That will be a short article, mainly because of two things. First, some methods are beyond my knowledge, involving electronics or hardware manipulation. Second, such methods are not efficient compare to higher level ones, and so rarely used.
The mere concept of a physical attack implies that you have a direct physical access to your target, giving you the ability to modify it as you wish.
This is an ideal situation for an attacker, not quite common. And in that case, there is nothing much to be done on the defensive side.
It is one of the reason why, as a computer security enginneer, a lot of attention must be always payed on the physical security : access to the machine in a locked room, identification of the persons entering with an electronic card, etc.

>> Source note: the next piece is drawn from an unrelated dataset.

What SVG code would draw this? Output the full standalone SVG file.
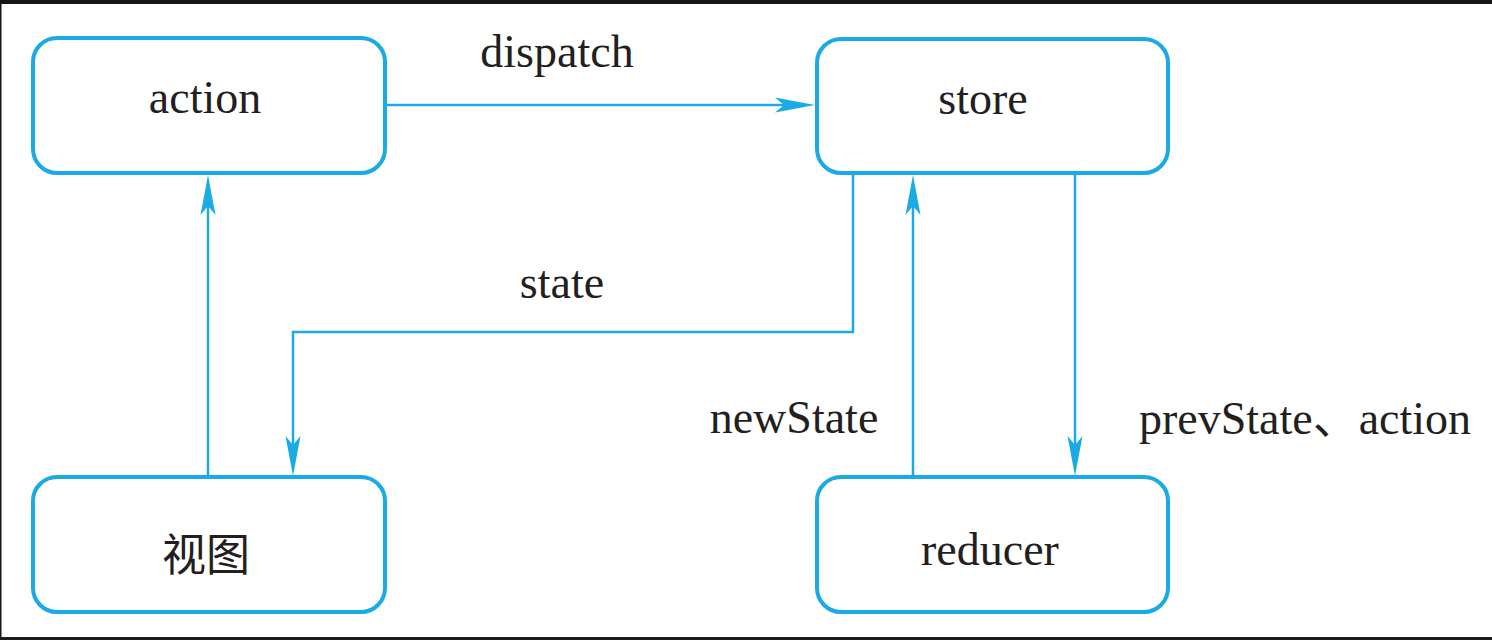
<svg xmlns="http://www.w3.org/2000/svg" width="1492" height="640" viewBox="0 0 1492 640">
  <style>
    .box { fill: #ffffff; stroke: #1aabe6; stroke-width: 4; }
    .conn { fill: none; stroke: #1aabe6; stroke-width: 2.5; }
    .t { font-family: "Liberation Serif", "Noto Sans CJK SC", serif; font-size: 46px; fill: #231f20; text-anchor: middle; }
    .cjk { font-family: "Noto Sans CJK SC", "Liberation Serif", sans-serif; font-size: 44px; fill: #231f20; text-anchor: middle; }
  </style>
  <defs>
    <marker id="arrow" markerUnits="userSpaceOnUse" viewBox="0 -8 40 16" markerWidth="40" markerHeight="16" refX="20" refY="0" orient="auto">
      <path d="M40,0 L0,-7.5 L9,0 L0,7.5 Z" fill="#1aabe6"/>
    </marker>
  </defs>
  <rect x="0" y="0" width="1492" height="640" fill="#ffffff"/>
  <rect x="0" y="0" width="1492" height="4" fill="#141618"/>
  <rect x="0" y="0" width="1.5" height="640" fill="#141618"/>
  <rect x="0" y="637" width="1492" height="3" fill="#1c1c1c"/>

  <g id="connectors">
    <path class="conn" d="M385,105 L795,105" marker-end="url(#arrow)"/>
    <path class="conn" d="M208,477 L208,195" marker-end="url(#arrow)"/>
    <path class="conn" d="M853,173 L853,332 L293,332 L293,456" marker-end="url(#arrow)"/>
    <path class="conn" d="M913,477 L913,195" marker-end="url(#arrow)"/>
    <path class="conn" d="M1075,173 L1075,456" marker-end="url(#arrow)"/>
    <text class="t" x="557" y="67">dispatch</text>
    <text class="t" x="562" y="298">state</text>
    <text class="t" x="794" y="433">newState</text>
    <text class="t" x="1305" y="434">prevState、action</text>
  </g>

  <g id="node-action">
    <rect class="box" x="33" y="38" width="352" height="135" rx="24" ry="24"/>
    <text class="t" x="205" y="113">action</text>
  </g>
  <g id="node-store">
    <rect class="box" x="817" y="39" width="351" height="134" rx="24" ry="24"/>
    <text class="t" x="983" y="114">store</text>
  </g>
  <g id="node-view">
    <rect class="box" x="33" y="477" width="352" height="135" rx="24" ry="24"/>
    <text class="cjk" x="206" y="571">视图</text>
  </g>
  <g id="node-reducer">
    <rect class="box" x="817" y="477" width="351" height="135" rx="24" ry="24"/>
    <text class="t" x="990" y="565">reducer</text>
  </g>
</svg>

Without it, the best security software setting is useless.
There can be many way to implement a physical layer attack : modifying the firmware of a router at the maker itself, plug an electronic sniffer on a network segment, inserting a hub, etc.
Attacks on wireless networks are the most popular and easy to do, because of the nature itself of wifi.
Check at the man of aircrack-ng or one of the numerous wifi craking tutorial on the Net if by any chance you were not aware of it.
Another kind of attacks, that can be done without interfering directly with the hardware, concern the MAC address manipulation.
The MAC address is the “physical” way to identify a machine on the network. This address, supposedly unique world-wide, is set by the network card maker.
It is coded with 48 bits, generally on a read-only chip (ROM) to ensure that it can’t be modified. In reality, all operating systems allow to override this value at a logical level (as seen by the network stack of the system).
On Windows XP, changing the MAC address of a network card is as easy as going in the advanced properties of the network card driver, changing the value and deactivating / reactivating the network card.
In case it does not work (it depends on the driver), there is a free specific tool : Macshift.
On GNU/Linux, it is even easier. Just fire up these two commands :
$ ifconfig eth1 down hw ether 00:00:00:00:00:01
$ ifconfig eth1 up
As you can see, the MAC address really cannot be considered as reliable way of identification.
At last, the MAC duplicating attack consists in using on the hostile node the same MAC address as an active machine of the same network.
A basic or unprotected switch will see the same MAC address coming from two different ports and transfer the packets to both.